» Requirement: Will you output all of the data below exactly, omitting the images?

» Dataset extract:
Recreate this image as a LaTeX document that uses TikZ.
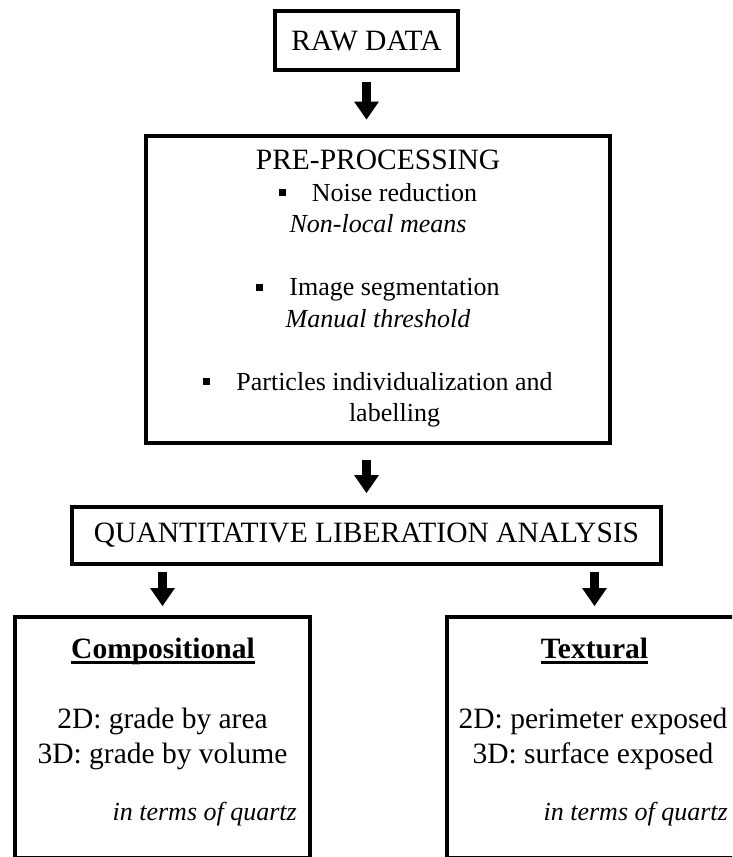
\documentclass[tikz,border=0pt]{standalone}
\usepackage{fontspec}
\setmainfont{Liberation Serif}
\usetikzlibrary{arrows.meta}
\tikzset{
    box/.style={
        draw,
        line width=4pt,
        inner sep=0pt
    },
    flowarrow/.style={
        draw,
        line width=9pt,
        -{Triangle[length=18pt, width=25pt, line width=0pt]}
    },
    heading/.style={
        inner sep=0pt,
        font=\fontsize{29.5}{34}\selectfont
    },
    note/.style={
        inner sep=0pt,
        font=\fontsize{26}{31.5}\selectfont\itshape
    }
}
\newcommand{\sqbullet}{\rule[5pt]{7pt}{7pt}\hspace{26pt}}
\newcommand{\ulhead}[1]{\setbox0\hbox{\bfseries #1}\rlap{\rule[-5.5pt]{\wd0}{2.5pt}}\box0}

\begin{document}
\begin{tikzpicture}[x=1pt, y=-1pt]
    \useasboundingbox (0,0) rectangle (732,857);
    \clip (0,0) rectangle (732,857);

    % main chain
    \node[box, heading, minimum width=183pt, minimum height=59pt] (raw) at (366.5,40.5) {RAW DATA};
    \node[box, align=center, font=\fontsize{26}{31.5}\selectfont, minimum width=464pt, minimum height=307pt] (pre) at (378,289) {{\fontsize{29.5}{31.5}\selectfont PRE-PROCESSING}\\
        \sqbullet Noise reduction\\
        \textit{Non-local means}\\[31.5pt]
        \sqbullet Image segmentation\\
        \textit{Manual threshold}\\[31.5pt]
        \sqbullet Particles individualization and\\
        \hphantom{\sqbullet}labelling};
    \node[box, heading, minimum width=589pt, minimum height=57pt] (qla) at (366.5,535) {QUANTITATIVE LIBERATION ANALYSIS};
    \node[box, minimum width=295pt, minimum height=241pt] (comp) at (162.5,737.5) {};
    \node[box, minimum width=295pt, minimum height=241pt] (tex) at (594.5,737.5) {};

    % box contents
    \node[heading, anchor=base] (compTitle) at (163,658) {\ulhead{Compositional}};
    \node[heading, anchor=base] (compArea) at (162.5,728) {2D: grade by area};
    \node[heading, anchor=base] (compVol) at (162.5,763) {3D: grade by volume};
    \node[note, anchor=base east] (compNote) at (297,820) {in terms of quartz};
    \node[heading, anchor=base] (texTitle) at (594.5,658) {\ulhead{Textural}};
    \node[heading, anchor=base] (texPer) at (593,728) {2D: perimeter exposed};
    \node[heading, anchor=base] (texSurf) at (593,763) {3D: surface exposed};
    \node[note, anchor=base east] (texNote) at (728,820) {in terms of quartz};

    \draw[flowarrow, shorten <=10pt, shorten >=14pt] (raw.south) -- (raw.south |- pre.north);
    \draw[flowarrow, shorten <=15pt, shorten >=11.5pt] (qla.north |- pre.south) -- (qla.north);
    \draw[flowarrow, shorten <=6.5pt, shorten >=9pt] (comp.north |- qla.south) -- (comp.north);
    \draw[flowarrow, shorten <=6.5pt, shorten >=9pt] (tex.north |- qla.south) -- (tex.north);
\end{tikzpicture}
\end{document}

» Task response:
Recreate this image as a LaTeX document that uses TikZ.
\documentclass[tikz,border=0pt]{standalone}
\usepackage{fontspec}
\setmainfont{Liberation Serif}
\usetikzlibrary{arrows.meta}
\tikzset{
    box/.style={
        draw,
        line width=4pt,
        inner sep=0pt
    },
    flowarrow/.style={
        draw,
        line width=9pt,
        -{Triangle[length=18pt, width=25pt, line width=0pt]}
    },
    heading/.style={
        inner sep=0pt,
        font=\fontsize{29.5}{34}\selectfont
    },
    note/.style={
        inner sep=0pt,
        font=\fontsize{26}{31.5}\selectfont\itshape
    }
}
\newcommand{\sqbullet}{\rule[5pt]{7pt}{7pt}\hspace{26pt}}
\newcommand{\ulhead}[1]{\setbox0\hbox{\bfseries #1}\rlap{\rule[-5.5pt]{\wd0}{2.5pt}}\box0}

\begin{document}
\begin{tikzpicture}[x=1pt, y=-1pt]
    \useasboundingbox (0,0) rectangle (732,857);
    \clip (0,0) rectangle (732,857);

    % main chain
    \node[box, heading, minimum width=183pt, minimum height=59pt] (raw) at (366.5,40.5) {RAW DATA};
    \node[box, align=center, font=\fontsize{26}{31.5}\selectfont, minimum width=464pt, minimum height=307pt] (pre) at (378,289) {{\fontsize{29.5}{31.5}\selectfont PRE-PROCESSING}\\
        \sqbullet Noise reduction\\
        \textit{Non-local means}\\[31.5pt]
        \sqbullet Image segmentation\\
        \textit{Manual threshold}\\[31.5pt]
        \sqbullet Particles individualization and\\
        \hphantom{\sqbullet}labelling};
    \node[box, heading, minimum width=589pt, minimum height=57pt] (qla) at (366.5,535) {QUANTITATIVE LIBERATION ANALYSIS};
    \node[box, minimum width=295pt, minimum height=241pt] (comp) at (162.5,737.5) {};
    \node[box, minimum width=295pt, minimum height=241pt] (tex) at (594.5,737.5) {};

    % box contents
    \node[heading, anchor=base] (compTitle) at (163,658) {\ulhead{Compositional}};
    \node[heading, anchor=base] (compArea) at (162.5,728) {2D: grade by area};
    \node[heading, anchor=base] (compVol) at (162.5,763) {3D: grade by volume};
    \node[note, anchor=base east] (compNote) at (297,820) {in terms of quartz};
    \node[heading, anchor=base] (texTitle) at (594.5,658) {\ulhead{Textural}};
    \node[heading, anchor=base] (texPer) at (593,728) {2D: perimeter exposed};
    \node[heading, anchor=base] (texSurf) at (593,763) {3D: surface exposed};
    \node[note, anchor=base east] (texNote) at (728,820) {in terms of quartz};

    \draw[flowarrow, shorten <=10pt, shorten >=14pt] (raw.south) -- (raw.south |- pre.north);
    \draw[flowarrow, shorten <=15pt, shorten >=11.5pt] (qla.north |- pre.south) -- (qla.north);
    \draw[flowarrow, shorten <=6.5pt, shorten >=9pt] (comp.north |- qla.south) -- (comp.north);
    \draw[flowarrow, shorten <=6.5pt, shorten >=9pt] (tex.north |- qla.south) -- (tex.north);
\end{tikzpicture}
\end{document}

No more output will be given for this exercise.